As with a lot of mainstream gay comedies from the 1990s, there’s been a lot of subsequent debate about In & Out’s overall social impact. In a 2017 retrospective for Vanity Fair, Rudnick explained, “I was especially eager to do a coming-out story that was in no way tragic. I thought even while there are stories about people facing terrible rejections from their families and communities—and those are entirely valid—I wanted to try something that was more along the lines of using coming out as a romantic-comedy device.” Rudnick—whose hit 1993 play Jeffrey offered a much more overt exploration of the gay community—set out to write a film about acceptance that encourages the audience “to laugh with gay characters instead of at them.” In his 2014 reassessment of the film, however, Decider’s Tyler Coates offered a more mixed opinion. On the positive side, Coates writes, “[It’s] a delight to see what is, for the most part, a basic truth about coming out: The only person who really ever worries about it is the person who has to be doing the coming out. Once it’s all over, and once one can be honest with himself and with others, there’s a great absence of anxiety.” Yet Coates also notes that seeing the film at 14 was a hindrance to his own coming out journey because he felt it did present the gay experience as something to laugh at.
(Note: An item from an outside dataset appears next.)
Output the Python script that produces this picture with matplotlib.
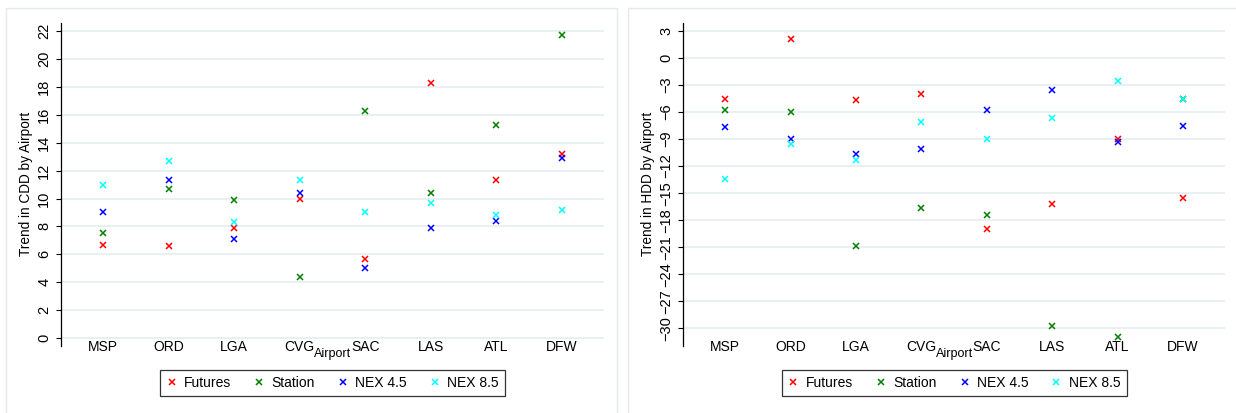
"""Trend in CDD / HDD by airport, two panel scatter of source estimates."""

import matplotlib
matplotlib.use('Agg')
import matplotlib.pyplot as plt
from matplotlib.patches import Rectangle

plt.rcParams['font.family'] = ['Liberation Sans', 'DejaVu Sans']

airports = ['MSP', 'ORD', 'LGA', 'CVG', 'SAC', 'LAS', 'ATL', 'DFW']
series_names = ['Futures', 'Station', 'NEX 4.5', 'NEX 8.5']
series_colors = ['red', 'green', 'blue', 'cyan']

# CDD trend by airport
cdd_futures = [6.7, 6.6, 7.9, 10.0, 5.7, 18.3, 11.3, 13.2]
cdd_station = [7.5, 10.7, 9.9, 4.4, 16.3, 10.4, 15.3, 21.7]
cdd_nex45 = [9.0, 11.3, 7.1, 10.4, 5.0, 7.9, 8.4, 12.9]
cdd_nex85 = [11.0, 12.7, 8.3, 11.3, 9.0, 9.7, 8.8, 9.2]

# HDD trend by airport
hdd_futures = [-4.6, 2.1, -4.7, -4.0, -19.0, -16.2, -9.0, -15.5]
hdd_station = [-5.8, -6.0, -20.9, -16.6, -17.4, -29.7, -31.0, -4.5]
hdd_nex45 = [-7.7, -9.0, -10.7, -10.1, -5.8, -3.6, -9.3, -7.5]
hdd_nex85 = [-13.4, -9.5, -11.3, -7.1, -9.0, -6.7, -2.6, -4.5]

cdd_ticks = list(range(0, 23, 2))
hdd_ticks = list(range(-30, 4, 3))

grid_color = '#e4edf0'


def draw_panel(ax, series, ticks, ylim, ylabel):
    x = list(range(1, len(airports) + 1))
    for name, color, values in zip(series_names, series_colors, series):
        ax.plot(x, values, linestyle='none', marker='x', markersize=4.5,
                markeredgewidth=1.1, color=color, label=name, zorder=3)

    ax.set_xlim(0.36, 8.64)
    ax.set_ylim(*ylim)
    ax.set_xticks(x)
    ax.set_xticklabels(airports, fontsize=10)
    ax.set_yticks(ticks)
    ax.set_yticklabels([str(t).replace('-', '\u2212') for t in ticks],
                       fontsize=10.5, rotation=90, va='center')
    ax.tick_params(axis='x', length=0, pad=-4.3)
    ax.tick_params(axis='y', length=3.5, width=0.8, pad=3.5)

    for t in ticks:
        ax.axhline(t, color=grid_color, linewidth=1.2, zorder=1)

    for side in ['top', 'right', 'bottom']:
        ax.spines[side].set_visible(False)
    ax.spines['left'].set_linewidth(0.9)

    ax.set_ylabel(ylabel, fontsize=9.8)
    ax.yaxis.set_label_coords(-0.052, 0.5)
    ax.set_xlabel('Airport', fontsize=9)
    ax.xaxis.set_label_coords(0.5, -0.006)

    leg = ax.legend(loc='center', bbox_to_anchor=(0.5, -0.114), ncol=4,
                    fontsize=10, frameon=True, fancybox=False,
                    handlelength=0.8, handletextpad=0.5, columnspacing=1.6,
                    borderpad=0.45)
    leg.get_frame().set_edgecolor('black')
    leg.get_frame().set_linewidth(0.9)


fig = plt.figure(figsize=(12.36, 4.13), dpi=100)

# light outer frames of the two graph regions
for x0, x1 in [(6, 617), (628, 1250)]:
    fig.patches.append(Rectangle((x0 / 1236, -0.05), (x1 - x0) / 1236,
                                 1.05 - 8 / 413, transform=fig.transFigure,
                                 fill=False, edgecolor='#e4eaec',
                                 linewidth=1.0))

ax1 = fig.add_axes([61 / 1236, 1 - 346 / 413, 543 / 1236, 323.3 / 413])
draw_panel(ax1, [cdd_futures, cdd_station, cdd_nex45, cdd_nex85],
           cdd_ticks, (-0.57, 22.6), 'Trend in CDD by Airport')

ax2 = fig.add_axes([683.3 / 1236, 1 - 346 / 413, 541.7 / 1236, 323.3 / 413])
draw_panel(ax2, [hdd_futures, hdd_station, hdd_nex45, hdd_nex85],
           hdd_ticks, (-31.97, 3.92), 'Trend in HDD by Airport')

fig.savefig('out.png', dpi=100)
So is In & Out asking us to laugh with or at Howard? It’s a little bit of both. And that’s part of the problem of limited representation. If Howard were just one of a whole sea of LGBT rom-com protagonists, it would probably matter less that he’s such a broad character and that his personality tends toward the stereotypical. But as one of the few big-screen examples of an entire community, Howard has to carry a lot more weight than an average rom-com lead, and In & Out just isn’t sophisticated enough to stand up to that extra scrutiny. To its credit, I think the film is trying to present a different, somewhat less stereotypical version of a gay man in Selleck’s Peter. But Peter is too underdeveloped to really register as a character at all.
Yet for a movie that so thoroughly defines Howard’s sexual orientation via his taste in pop culture, In & Out also makes the paradoxical argument that no one’s sexual orientation should be defined by their taste in pop culture. It may be a subtle and only semi-intended, but In & Out’s strongest thesis is that it’s silly to label pop culture as “masculine or feminine,” “gay or straight.” When Howard’s more macho friends throw him a Barbra Streisand-themed bachelor party, they aren’t embarrassed to do so or even embarrassed to admit that Howard has made them all big Streisand fans too, which is how a lesser movie might play that gag. The scene’s only point of contention is a fight over whether or not Streisand was too old to play Yentl. Howard’s “how to be a man” self-help tapes argue that truly manly men don’t dance, but the movie ends with the film’s whole cast joyfully dancing to “Macho Man.” At its best, In & Out argues that you should simply love what (or who) you love without worrying about limiting societal norms. For a movie that’s otherwise pretty dated, that’s not too bad of a takeaway.